Information provided:
_ _ _ _

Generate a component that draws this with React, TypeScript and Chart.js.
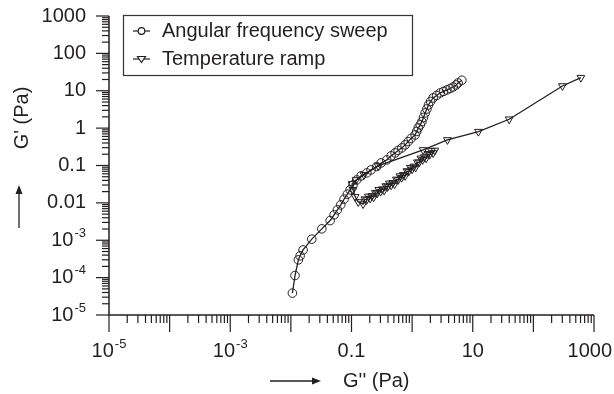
import React, { useEffect, useRef } from 'react';
import { Chart, registerables } from 'chart.js';

Chart.register(...registerables);

// ---- Data (G'' on x, G' on y, Pa) ----
const sweepGpp = [
  0.0106, 0.0117, 0.0133, 0.0142, 0.0159, 0.0221, 0.0324, 0.0444, 0.0516, 0.0585,
  0.0665, 0.0755, 0.0855, 0.0949, 0.106, 0.122, 0.144, 0.179, 0.21, 0.261,
  0.308, 0.382, 0.45, 0.523, 0.587, 0.676, 0.766, 0.859, 0.962, 1.12,
  1.19, 1.26, 1.36, 1.45, 1.54, 1.64, 1.75, 1.86, 2.02, 2.22,
  2.54, 2.9, 3.29, 3.74, 4.24, 4.75, 5.32, 5.74, 6.61,
];
const sweepGp = [
  3.85e-5, 1.14e-4, 2.99e-4, 3.83e-4, 5.5e-4, 1.07e-3, 2.02e-3, 3.36e-3, 4.78e-3, 6.5e-3,
  8.85e-3, 0.01256, 0.0171, 0.0223, 0.0303, 0.0412, 0.0527, 0.0634, 0.0762, 0.0935,
  0.117, 0.141, 0.181, 0.217, 0.253, 0.296, 0.356, 0.436, 0.531, 0.658,
  0.817, 1.01, 1.22, 1.49, 1.93, 2.55, 3.26, 4.17, 5.18, 6.42,
  7.49, 8.73, 9.58, 10.5, 11.5, 12.6, 14.3, 16.2, 19.1,
];

const rampGpp = [
  608, 302, 39.9, 12.4, 3.82, 1.52, 0.275, 0.161, 0.119, 0.102,
  0.106, 0.115, 0.129,
  0.1554, 0.1661, 0.1775, 0.1897, 0.2027, 0.2167, 0.2316, 0.2475, 0.2645, 0.2827,
  0.3021, 0.3229, 0.3451, 0.3687, 0.3942, 0.4213, 0.4503, 0.4812, 0.5143, 0.5496,
  0.5875, 0.6279, 0.671, 0.7172, 0.7665, 0.8192, 0.8755, 0.9357, 1.0, 1.069,
  1.142, 1.221, 1.305, 1.394, 1.49, 1.593, 1.702, 1.82, 1.944, 2.078,
  2.221, 2.374,
];
const rampGp = [
  22.4, 13.4, 1.73, 0.806, 0.483, 0.261, 0.0975, 0.0561, 0.0412, 0.0322,
  0.0223, 0.0145, 0.0106,
  0.00929, 0.01264, 0.01196, 0.01492, 0.01319, 0.01539, 0.01411, 0.01874, 0.01784, 0.0224,
  0.02005, 0.02339, 0.02146, 0.0283, 0.02677, 0.03322, 0.02955, 0.03447, 0.03162, 0.04249,
  0.04095, 0.05207, 0.04719, 0.05641, 0.05271, 0.07126, 0.06868, 0.08735, 0.07914, 0.09461,
  0.08896, 0.1225, 0.121, 0.1558, 0.1412, 0.1688, 0.1558, 0.2055, 0.1944, 0.2457,
  0.2159, 0.2533,
];

// ---- Axis / text ----
const X_MIN = 1e-5;
const X_MAX = 1000;
const Y_MIN = 1e-5;
const Y_MAX = 1000;
const xLabelValues = [1e-5, 1e-3, 0.1, 10, 1000];
const xLabels = ['10^-5', '10^-3', '0.1', '10', '1000'];
const yLabelValues = [1000, 100, 10, 1, 0.1, 0.01, 1e-3, 1e-4, 1e-5];
const yLabels = ['1000', '100', '10', '1', '0.1', '0.01', '10^-3', '10^-4', '10^-5'];
const legendLabels = ['Angular frequency sweep', 'Temperature ramp'];
const xTitle = "G'' (Pa)";
const yTitle = "G' (Pa)";

const INK = '#231f20';
const FONT_FAMILY = '"Liberation Sans", Arial, Helvetica, sans-serif';
const FONT = `20px ${FONT_FAMILY}`;
const SUP_FONT = `13px ${FONT_FAMILY}`;

function labelWidth(ctx: CanvasRenderingContext2D, s: string): number {
  if (s.includes('^')) {
    const [b, e] = s.split('^');
    ctx.font = FONT;
    const wb = ctx.measureText(b).width;
    ctx.font = SUP_FONT;
    const we = ctx.measureText(e).width;
    return wb + we + 1;
  }
  ctx.font = FONT;
  return ctx.measureText(s).width;
}

function drawLabel(ctx: CanvasRenderingContext2D, s: string, left: number, mid: number) {
  ctx.textAlign = 'left';
  ctx.textBaseline = 'middle';
  if (s.includes('^')) {
    const [b, e] = s.split('^');
    ctx.font = FONT;
    ctx.fillText(b, left, mid);
    const wb = ctx.measureText(b).width;
    ctx.font = SUP_FONT;
    ctx.fillText(e, left + wb + 1, mid - 7);
  } else {
    ctx.font = FONT;
    ctx.fillText(s, left, mid);
  }
}

function line(ctx: CanvasRenderingContext2D, x1: number, y1: number, x2: number, y2: number) {
  ctx.beginPath();
  ctx.moveTo(x1, y1);
  ctx.lineTo(x2, y2);
  ctx.stroke();
}

const axesPlugin = {
  id: 'customAxes',
  beforeDatasetsDraw(chart: any) {
    const ctx: CanvasRenderingContext2D = chart.ctx;
    const xs = chart.scales.x;
    const ys = chart.scales.y;
    const x0 = xs.getPixelForValue(X_MIN);
    const x1 = xs.getPixelForValue(X_MAX);
    const y0 = ys.getPixelForValue(Y_MIN);
    const y1 = ys.getPixelForValue(Y_MAX);
    ctx.save();
    ctx.strokeStyle = INK;
    ctx.fillStyle = INK;
    ctx.lineWidth = 1.5;
    line(ctx, x0, y0, x1, y0);
    line(ctx, x0, y0, x0, y1);
    ctx.lineWidth = 1.2;
    // x ticks
    for (let d = -5; d <= 3; d++) {
      const major = Math.pow(10, d);
      const px = xs.getPixelForValue(major);
      line(ctx, px, y0, px, y0 + 17);
      if (d < 3) {
        for (let k = 2; k <= 9; k++) {
          const mx = xs.getPixelForValue(k * major);
          line(ctx, mx, y0, mx, y0 + 8);
        }
      }
    }
    // y ticks
    for (let d = -5; d <= 3; d++) {
      const major = Math.pow(10, d);
      const py = ys.getPixelForValue(major);
      line(ctx, x0, py, x0 - 13, py);
      if (d < 3) {
        for (let k = 2; k <= 9; k++) {
          const my = ys.getPixelForValue(k * major);
          line(ctx, x0, my, x0 - 7, my);
        }
      }
    }
    // x labels
    xLabelValues.forEach((v, i) => {
      const px = xs.getPixelForValue(v);
      const w = labelWidth(ctx, xLabels[i]);
      let left = px - w / 2;
      if (left + w > chart.width - 2) left = chart.width - 2 - w;
      drawLabel(ctx, xLabels[i], left, y0 + 36);
    });
    // y labels
    yLabelValues.forEach((v, i) => {
      const py = ys.getPixelForValue(v);
      const w = labelWidth(ctx, yLabels[i]);
      drawLabel(ctx, yLabels[i], x0 - 23 - w, py);
    });
    // x title + arrow
    const tY = y0 + 66;
    ctx.font = FONT;
    ctx.textAlign = 'left';
    ctx.textBaseline = 'middle';
    ctx.fillText(xTitle, 343, tY);
    ctx.lineWidth = 1.3;
    line(ctx, 270, tY, 314, tY);
    ctx.beginPath();
    ctx.moveTo(321, tY);
    ctx.lineTo(312, tY - 3.5);
    ctx.lineTo(312, tY + 3.5);
    ctx.closePath();
    ctx.fill();
    // y title + arrow
    ctx.save();
    ctx.translate(22, 118);
    ctx.rotate(-Math.PI / 2);
    ctx.textAlign = 'center';
    ctx.fillText(yTitle, 0, 0);
    ctx.restore();
    line(ctx, 19, 228, 19, 192);
    ctx.beginPath();
    ctx.moveTo(19, 185);
    ctx.lineTo(15.5, 194);
    ctx.lineTo(22.5, 194);
    ctx.closePath();
    ctx.fill();
    ctx.restore();
  },
  afterDatasetsDraw(chart: any) {
    const ctx: CanvasRenderingContext2D = chart.ctx;
    ctx.save();
    ctx.fillStyle = '#fff';
    ctx.fillRect(123, 15, 289, 60);
    ctx.strokeStyle = '#333';
    ctx.lineWidth = 1.2;
    ctx.strokeRect(123.5, 15.5, 289, 60);
    ctx.strokeStyle = INK;
    ctx.fillStyle = INK;
    const rows = [31, 59];
    rows.forEach((yy, i) => {
      ctx.lineWidth = 1.2;
      line(ctx, 133, yy, 150, yy);
      if (i === 0) {
        ctx.beginPath();
        ctx.arc(141.5, yy, 3.3, 0, Math.PI * 2);
        ctx.fillStyle = '#fff';
        ctx.fill();
        ctx.stroke();
      } else {
        ctx.beginPath();
        ctx.moveTo(137.5, yy - 2.5);
        ctx.lineTo(145.5, yy - 2.5);
        ctx.lineTo(141.5, yy + 3.5);
        ctx.closePath();
        ctx.fillStyle = '#fff';
        ctx.fill();
        ctx.stroke();
      }
      ctx.fillStyle = INK;
      ctx.font = FONT;
      ctx.textAlign = 'left';
      ctx.textBaseline = 'middle';
      ctx.fillText(legendLabels[i], 162, yy);
    });
    ctx.restore();
  },
};

export default function App() {
  const canvasRef = useRef<HTMLCanvasElement | null>(null);

  useEffect(() => {
    document.body.style.margin = '0';
    const canvas = canvasRef.current;
    if (!canvas) return;
    const sweep = sweepGpp.map((x, i) => ({ x, y: sweepGp[i] }));
    const ramp = rampGpp.map((x, i) => ({ x, y: rampGp[i] }));
    const chart = new Chart(canvas, {
      type: 'scatter',
      data: {
        datasets: [
          {
            label: legendLabels[0],
            data: sweep,
            showLine: true,
            borderColor: INK,
            borderWidth: 1.3,
            pointStyle: 'circle',
            pointRadius: 4.3,
            pointBorderWidth: 1,
            pointBorderColor: INK,
            pointBackgroundColor: 'rgba(0,0,0,0)',
          },
          {
            label: legendLabels[1],
            data: ramp,
            showLine: true,
            borderColor: INK,
            borderWidth: 1.3,
            pointStyle: 'triangle',
            rotation: 180,
            pointRotation: 180,
            pointRadius: 4.5,
            pointBorderWidth: 1,
            pointBorderColor: INK,
            pointBackgroundColor: 'rgba(0,0,0,0)',
          },
        ],
      } as any,
      options: {
        responsive: false,
        maintainAspectRatio: false,
        devicePixelRatio: 1,
        animation: false,
        layout: { padding: { left: 109, top: 16, right: 20, bottom: 79 } },
        scales: {
          x: { type: 'logarithmic', min: X_MIN, max: X_MAX, display: false },
          y: { type: 'logarithmic', min: Y_MIN, max: Y_MAX, display: false },
        },
        plugins: {
          legend: { display: false },
          tooltip: { enabled: false },
        },
        events: [],
      } as any,
      plugins: [axesPlugin],
    });
    return () => chart.destroy();
  }, []);

  return (
    <div style={{ position: 'fixed', left: 0, top: 0, width: 614, height: 394, background: '#fff' }}>
      <canvas ref={canvasRef} width={614} height={394} style={{ display: 'block' }} />
    </div>
  );
}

_ _ _ _

Task requirements: Pick out the lines that contain "React" and copy them.

The completed task:
Generate a component that draws this with React, TypeScript and Chart.js.
import React, { useEffect, useRef } from 'react';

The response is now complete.